Spending other people's money seems to be quite easy for the government, but accountability, not so much. It is not as if the government members were new to the numbers. This is a legacy government, in power for a decade now. They presented a costed programming of their promises during the election, and $60-billion planned deficits seem to be the norm now. This means that Canadians will be, at minimum, a quarter-trillion dollars more in debt before the next election, and that will mean higher debt payments and taxes that could go to services but will be diverted to international bankers. There is nothing to see here, indeed.

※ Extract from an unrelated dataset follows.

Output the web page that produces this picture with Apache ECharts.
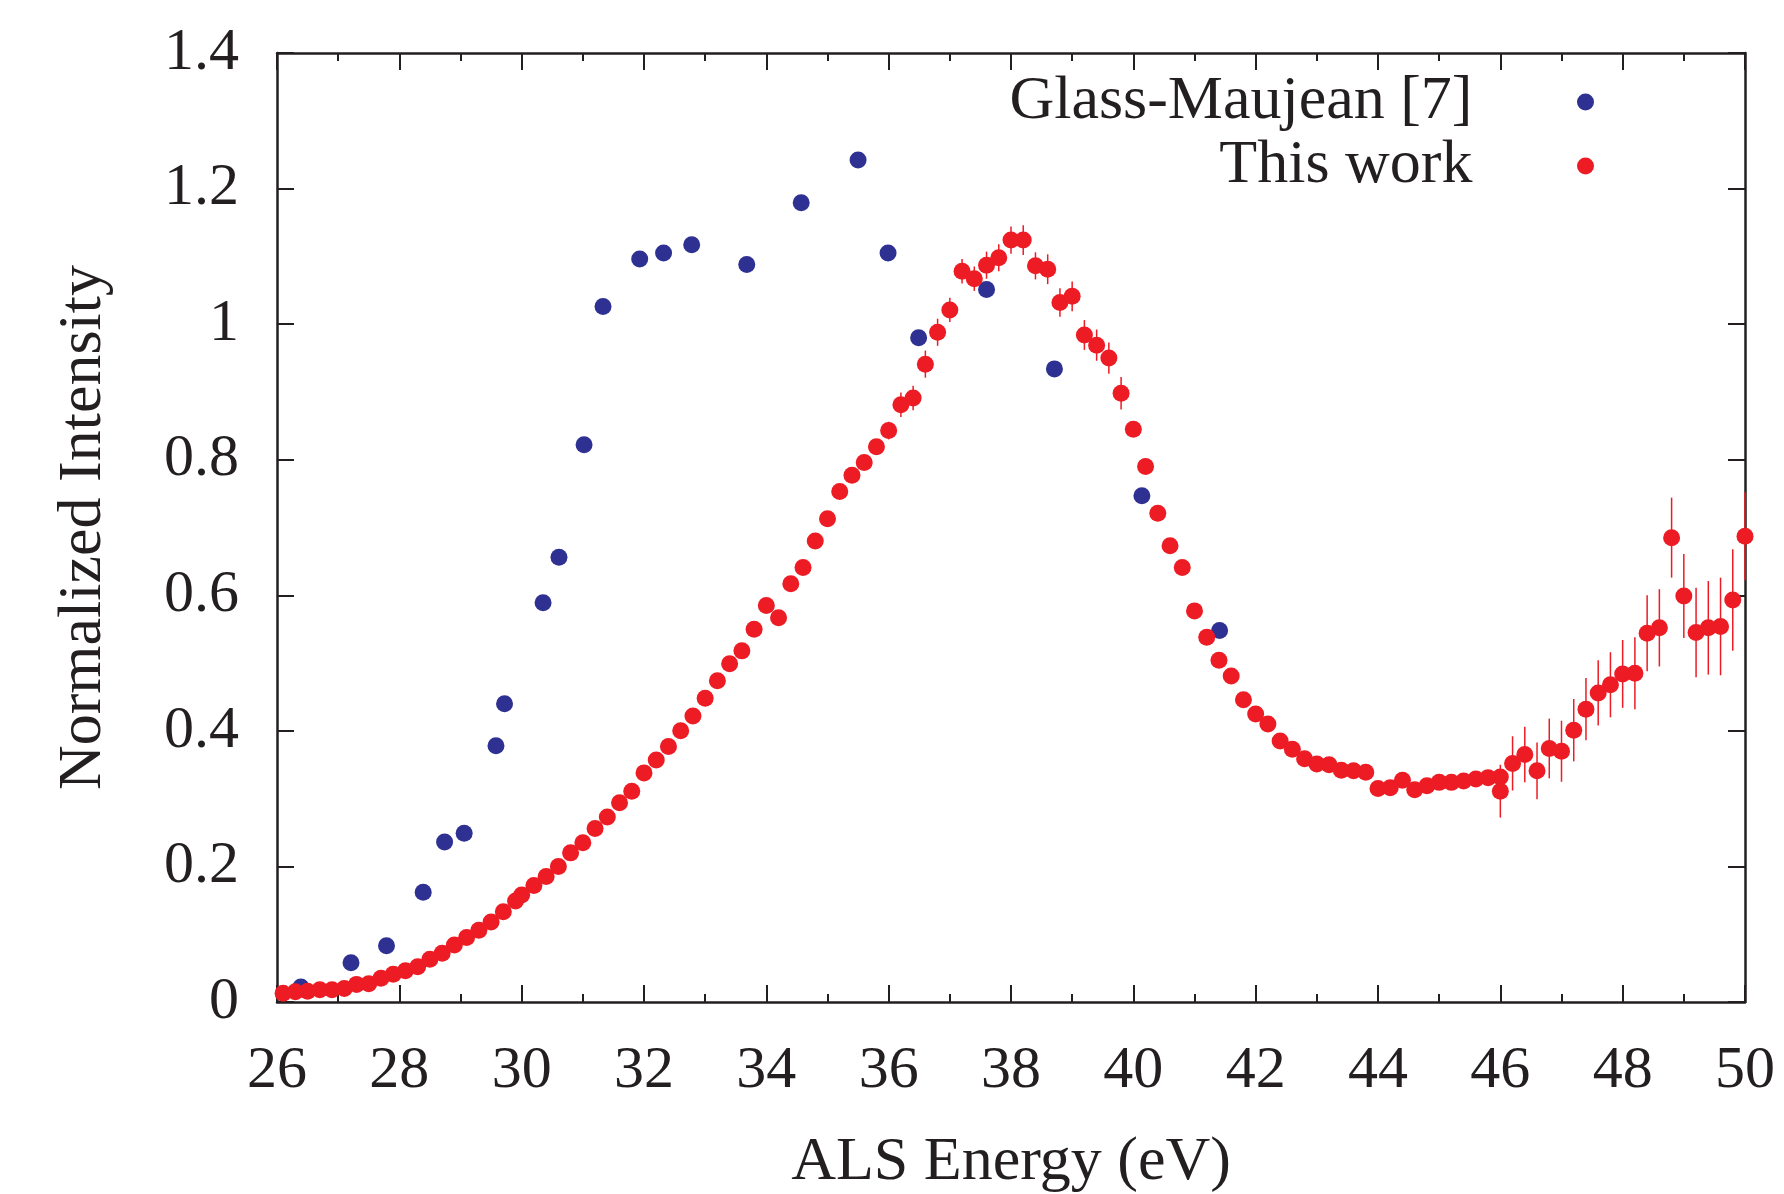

It marks the end of any illusion Canadians may have had that the current Prime Minister will be any different from the last, who spent a decade diluting Canada's democratic norms and spending taxpayer dollars as if there were no consequences, no associated inflation, no reduced productivity, no strain on our trade relations and no recognition from our allies that Canada is becoming less reliable, with food costs and housing costs soaring. This is what is known in international finance as “managed decline”, where citizens' well-being is gradually withdrawn from them and their efforts become someone else's gains.
The Prime Minister must do his job. He must table a budget that reflects the seriousness of this moment. He must show Canadians that he understands the gravity of the situation and that he is willing to act, not just talk. If he will not do this, then Canadians will be left to conclude what many already suspect: that they were sold a bill of goods in the last election, that the Prime Minister has no plan and that, like his predecessor, he wants to spend taxpayer dollars with no accountability.
Canadians deserve to see the plan. When will the Prime Minister deliver?